O que o condomínio deve fazer para prevenir o stalking

A orientação é o caminho mais adequado para a prevenção do stalking no condomínio. É necessário adotar uma abordagem colaborativa que envolva todos os condôminos, a fim de não sobrecarregar o síndico e a administração condominial. Desse modo, há algumas medidas tanto preventivas quanto corretivas que podem ser tomadas, garantindo a vivência harmoniosa do espaço coletivo.

Organizar materiais informativos para os moradores, contendo informações sobre o que é a prática do stalking e como identificar casos é uma ação que pode prevenir a ocorrência do abuso. Dispor as informações no quadro de avisos do condomínio ou no grupo dos moradores é uma opção de divulgação abrangente e pode ser uma maneira de evitar problemas futuros.

A adoção de medidas de segurança física no condomínio também é uma medida preventiva. Câmeras de vigilância em áreas estratégicas, como entradas, corredores, elevadores e garagens, e a manutenção adequada da iluminação, são ações que contribuem para o monitoramento dos espaços, além de ajudar a identificar comportamentos suspeitos.

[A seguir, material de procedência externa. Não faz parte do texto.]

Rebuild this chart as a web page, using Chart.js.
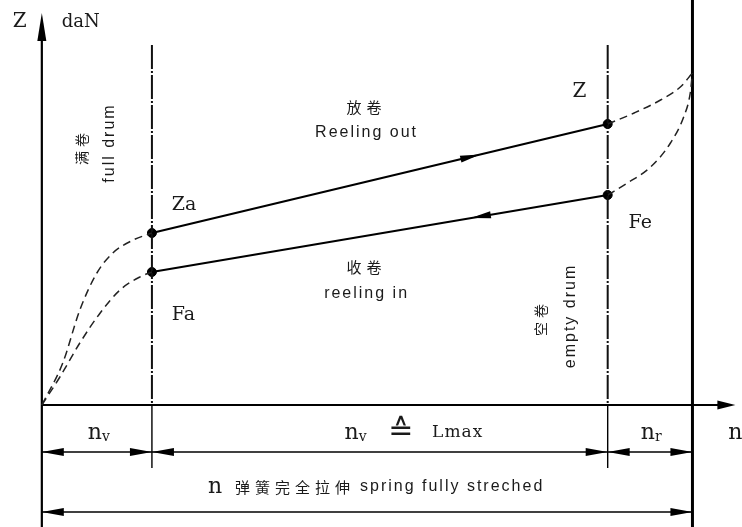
<!DOCTYPE html>
<html>
<head>
<meta charset="utf-8">
<script src="https://cdn.jsdelivr.net/npm/chart.js@4"></script>
<style>
  body { margin: 0; background: #fff; }
  canvas { display: block; }
</style>
</head>
<body>
<canvas id="mycanvas" width="742" height="527"></canvas>
<script>
// turn counts on the n axis: origin, end of preload, end of working range, spring fully stretched
var turnMarks = [0, 10, 51.4, 59.1];

// reeling out (Za -> Z) and reeling in (Fe -> Fa), daN
var reelOutX = [10, 51.4];
var reelOutY = [43, 70.25];
var reelInX = [10, 51.4];
var reelInY = [33.25, 52.5];

// dashed preload curves (full drum side)
var preOutX = [0, 1.9, 3.45, 5, 6.45, 8.3, 10];
var preOutY = [0, 10.5, 23.75, 33, 38, 41.25, 43];
var preInX = [0, 1.64, 3.45, 5.3, 7.1, 8.9, 10];
var preInY = [0, 7, 15.5, 23, 28.75, 32, 33.25];

// dashed reserve curves (empty drum side)
var endOutX = [51.4, 53.8, 56.2, 58, 59.1];
var endOutY = [70.25, 73, 76.25, 79.5, 83];
var endInX = [51.4, 53.2, 55.3, 57.1, 58.3, 58.9, 59.1];
var endInY = [52.5, 55.5, 59.5, 65.5, 72, 78, 83];

var yTop = 98, xEnd = 63;

function pts(xs, ys) {
  var out = [];
  for (var i in xs) out.push({x: xs[i], y: ys[i]});
  return out;
}

function solid(data, w) {
  return { data: data, showLine: true, borderColor: '#000', borderWidth: w, pointRadius: 0, fill: false };
}
function dashed(data) {
  return { data: data, showLine: true, borderColor: '#222', borderWidth: 1.5, borderDash: [8, 5],
           pointRadius: 0, fill: false, cubicInterpolationMode: 'monotone' };
}
function dashDot(xv) {
  return { data: [{x: xv, y: 90}, {x: xv, y: 0}], showLine: true, borderColor: '#111', borderWidth: 2,
           borderDash: [24, 2, 2, 2], pointRadius: 0, fill: false };
}

var serif = '"DejaVu Serif", "Liberation Serif", serif';
var sans = '"Liberation Sans", Arial, sans-serif';
var cjk = '"Noto Sans CJK SC", sans-serif';

function arrowHead(ctx, tx, ty, ang, len, half) {
  ctx.save();
  ctx.translate(tx, ty);
  ctx.rotate(ang);
  ctx.beginPath();
  ctx.moveTo(0, 0);
  ctx.lineTo(-len, -half);
  ctx.lineTo(-len, half);
  ctx.closePath();
  ctx.fill();
  ctx.restore();
}

var sketch = {
  id: 'sketch',
  afterDatasetsDraw: function(chart) {
    var ctx = chart.ctx, sx = chart.scales.x, sy = chart.scales.y;
    var px = function(v) { return sx.getPixelForValue(v); };
    var py = function(v) { return sy.getPixelForValue(v); };
    ctx.save();
    ctx.fillStyle = '#000';
    ctx.strokeStyle = '#000';

    // axis arrows
    arrowHead(ctx, px(0), py(yTop), -Math.PI / 2, 28, 4.5);
    arrowHead(ctx, px(xEnd), py(0), 0, 18, 4.5);

    // direction arrows on the working lines
    var f = 0.72;
    var ax = reelOutX[0] + f * (reelOutX[1] - reelOutX[0]);
    var ay = reelOutY[0] + f * (reelOutY[1] - reelOutY[0]);
    var ang = Math.atan2(py(reelOutY[1]) - py(reelOutY[0]), px(reelOutX[1]) - px(reelOutX[0]));
    arrowHead(ctx, px(ax), py(ay), ang, 20, 3.5);
    var bx = reelInX[0] + 0.7 * (reelInX[1] - reelInX[0]);
    var by = reelInY[0] + 0.7 * (reelInY[1] - reelInY[0]);
    var ang2 = Math.atan2(py(reelInY[0]) - py(reelInY[1]), px(reelInX[0]) - px(reelInX[1]));
    arrowHead(ctx, px(bx), py(by), ang2, 20, 3.5);

    // dimension lines
    function dim(a, b, yv) {
      var x1 = px(a), x2 = px(b), yy = py(yv);
      ctx.lineWidth = 1.4;
      ctx.beginPath(); ctx.moveTo(x1, yy); ctx.lineTo(x2, yy); ctx.stroke();
      arrowHead(ctx, x1, yy, Math.PI, 22, 4);
      arrowHead(ctx, x2, yy, 0, 22, 4);
    }
    dim(turnMarks[0], turnMarks[1], -11.75);
    dim(turnMarks[1], turnMarks[2], -11.75);
    dim(turnMarks[2], turnMarks[3], -11.75);
    dim(turnMarks[0], turnMarks[3], -26.75);

    // texts
    ctx.fillStyle = '#1a1a1a';
    ctx.textBaseline = 'middle';
    function txt(s, xv, yv, font, align, spacing) {
      ctx.font = font;
      ctx.letterSpacing = spacing || '0px';
      ctx.textAlign = align || 'center';
      ctx.fillText(s, px(xv), py(yv));
      ctx.letterSpacing = '0px';
    }
    function sub(base, s, xv, yv) {
      ctx.textAlign = 'left';
      ctx.font = '22px ' + serif;
      var w = ctx.measureText(base).width;
      ctx.fillText(base, px(xv), py(yv));
      ctx.font = '14px ' + serif;
      ctx.fillText(s, px(xv) + w, py(yv) + 4);
    }
    function rot(s, xv, yv, font, spacing) {
      ctx.save();
      ctx.translate(px(xv), py(yv));
      ctx.rotate(-Math.PI / 2);
      ctx.font = font;
      ctx.letterSpacing = spacing || '0px';
      ctx.textAlign = 'center';
      ctx.fillText(s, 0, 0);
      ctx.restore();
    }
    txt('Z', -2.0, 95.75, '20px ' + serif);
    txt('daN', 1.8, 95.75, '18px ' + serif, 'left');
    txt('Za', 11.8, 50, '19px ' + serif, 'left');
    txt('Fa', 11.8, 22.5, '19px ' + serif, 'left');
    txt('Z', 48.2, 78.25, '20px ' + serif, 'left');
    txt('Fe', 53.3, 45.5, '19px ' + serif, 'left');
    txt('放卷', 29.5, 74.5, '15px ' + cjk, 'center', '5px');
    txt('Reeling out', 29.5, 68, '16px ' + sans, 'center', '2px');
    txt('收卷', 29.5, 34.5, '15px ' + cjk, 'center', '5px');
    txt('reeling in', 29.5, 27.75, '16px ' + sans, 'center', '2px');
    rot('满卷', 3.64, 64.5, '14px ' + cjk, '4px');
    rot('full drum', 6.2, 65.5, '16px ' + sans, '2px');
    rot('空卷', 45.3, 21.75, '14px ' + cjk, '4px');
    rot('empty drum', 48, 22.25, '16px ' + sans, '2px');

    sub('n', 'v', 4.18, -7);
    sub('n', 'v', 27.5, -7);
    txt('\u2259', 32.6, -6.75, '30px "DejaVu Sans", sans-serif');
    txt('Lmax', 35.45, -7, '17px ' + serif, 'left', '1px');
    sub('n', 'r', 54.4, -7);
    txt('n', 63, -7, '22px ' + serif);
    txt('n', 15.1, -20.5, '22px ' + serif, 'left');
    txt('弹簧完全拉伸', 17.55, -20.5, '15px ' + cjk, 'left', '5px');
    txt('spring fully streched', 28.9, -20.5, '16px ' + sans, 'left', '2px');
    ctx.restore();
  }
};

var datasets = [
  solid(pts(reelOutX, reelOutY), 2.2),
  solid(pts(reelInX, reelInY), 2.2),
  dashed(pts(preOutX, preOutY)),
  dashed(pts(preInX, preInY)),
  dashed(pts(endOutX, endOutY)),
  dashed(pts(endInX, endInY)),
  dashDot(turnMarks[1]),
  dashDot(turnMarks[2]),
  solid([{x: turnMarks[1], y: 0}, {x: turnMarks[1], y: -15.75}], 1.4),
  solid([{x: turnMarks[2], y: 0}, {x: turnMarks[2], y: -15.75}], 1.4),
  solid([{x: turnMarks[0], y: -30.5}, {x: turnMarks[0], y: yTop - 3}], 2.2),
  solid([{x: turnMarks[0], y: 0}, {x: xEnd - 1.5, y: 0}], 2.2),
  solid([{x: turnMarks[3], y: -30.5}, {x: turnMarks[3], y: 101.25}], 3),
  { data: pts(reelOutX.concat(reelInX), reelOutY.concat(reelInY)), showLine: false,
    pointRadius: 4.5, pointBackgroundColor: '#000', pointBorderColor: '#000' }
];

var ctx = document.getElementById('mycanvas');
var sketchChart = new Chart(ctx, {
  type: 'scatter',
  data: { datasets: datasets },
  options: {
    responsive: false,
    animation: false,
    layout: { padding: 0, autoPadding: false },
    plugins: { legend: { display: false }, tooltip: { enabled: false } },
    scales: {
      x: { type: 'linear', display: false, min: -3.8, max: 63.6 },
      y: { type: 'linear', display: false, min: -30.5, max: 101.25 }
    }
  },
  plugins: [sketch]
});
</script>
</body>
</html>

Estabelecer canais eficazes de comunicação entre os moradores e a administração é outra forma de lidar com o problema. O condomínio pode oferecer meios anônimos para que os condôminos relatem incidentes de stalking ou comportamentos suspeitos, assegurando que esses relatos sejam recebidos e tratados com a devida atenção. Isso permite que a administração fique ciente dos eventos e possa adotar medidas preventivas e corretivas conforme necessário.

A administração condominial deve prestar atenção aos sinais de stalking e, ao receber relatos, agir de forma imediata. Em casos mais graves, buscar orientação de profissionais de segurança ou contatar as autoridades competentes pode ser necessário. Além disso, manter disponível uma lista de contatos de segurança e apoio especializado pode facilitar o encaminhamento de situações críticas.

Por fim, é preciso zelar pelas informações pessoais dos moradores. Limitar o acesso a dados privados e orientar os condôminos sobre como proteger suas informações, tanto no condomínio quanto em plataformas digitais, pode ajudar a evitar que essas informações sejam usadas de forma inadequada ou facilitando comportamentos de perseguição.

O delegado Sidney Tenório recomenda procurar a delegacia virtual da Polícia Civil quando uma conduta reiterada de perseguição for identificada. A vítima deve prestar o depoimento e registrar o boletim de ocorrência contra o stalker para que os órgãos competentes possam averiguar a situação e tomar as providências necessárias.